Ce qui rend la situation particulièrement complexe pour les neurochirurgiens en salle d’opération. Lesquels sont contraints à une série d’arbitrages délicats basés sur des informations incomplètes : y a-t-il effectivement une tumeur ? Si elle est cancéreuse, s’agit-il d’une forme agressive nécessitant d’être retirée rapidement ? ou d’une forme plus bénigne pouvant bénéficier d’un traitement moins invasif, comme la chimiothérapie ?

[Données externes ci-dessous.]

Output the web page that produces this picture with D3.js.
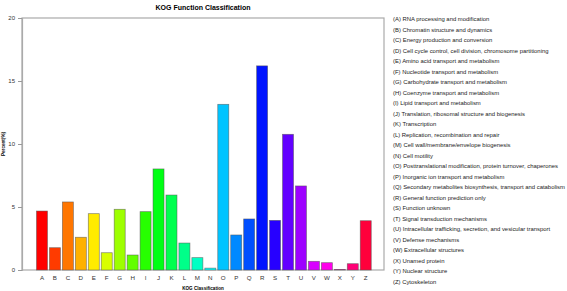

Eelco Hoving connaît viscéralement ces limites. Il se souvient d’une opération sur un jeune patient il y a quelques années. La coupe rapide indiquait une tumeur embryonnaire extrêmement maligne, appelée tumeur tératoïde rhabdoïde atypique (ATRT). Il a donc décidé de privilégier une intervention tout aussi agressive et a opté pour une ablation radicale, retirant plus de 98 % des tissus tumoraux. À la suite de l’opération, le patient a perdu une partie des capacités motrices d’un de ses bras. Or, dix jours plus tard, le rapport de pathologie a révélé que la tumeur n’était pas une ATRT, mais quelque chose de bien plus bénin. « C’était une tumeur germinale, se souvient Eelco Hoving, et elle pouvait être traitée très efficacement par radiothérapie et chimiothérapie. » Il avait pris la meilleure décision au vu des informations limitées à sa disposition : « J’ai tenté une ablation radicale avec les meilleures intentions, mais, rétrospectivement, ce n’est pas ce que j’aurais dû faire. »
Décoder le cancer : Jeroen de Ridder (à gauche), professeur de bio-informatique, et Bastiaan Tops, pathologiste moléculaire, ont mis au point une IA qui accélère le diagnostic des tumeurs au cerveau pendant une opération à crâne ouvert.
Eelco Hoving fait aujourd’hui partie d’un groupe de chercheurs du Prinses Máxima qui, depuis l’été 2023, mobilise l’intelligence artificielle (IA) pour identifier des tumeurs en temps réel. L’équipe utilise un modèle baptisé Sturgeon, capable de reconnaître les tumeurs cérébrales avec une exactitude de 90 % en quarante minutes ou moins – une durée suffisante qui permet à un chirurgien de prendre une décision éclairée pendant que le patient est au bloc. « Les pathologistes examinent toujours chaque lame », note Bastiaan Tops, responsable du laboratoire de pathologie du centre d’oncologie pédiatrique Prinses Máxima. L’IA fournit juste de nouvelles informations, des données supplémentaires.
La genèse du projet remonte au début de l’année 2022, lorsque Bastiaan Tops a su qu’un de ses collègues du centre, Jeroen de Ridder, chercheur principal et maître de conférences au Centre de médecine moléculaire, faisait de grandes avancées en séquençage moléculaire grâce à un nouvel appareil relativement abordable appelé séquenceur par nanopores, pouvant « lire » plusieurs brins d’ADN.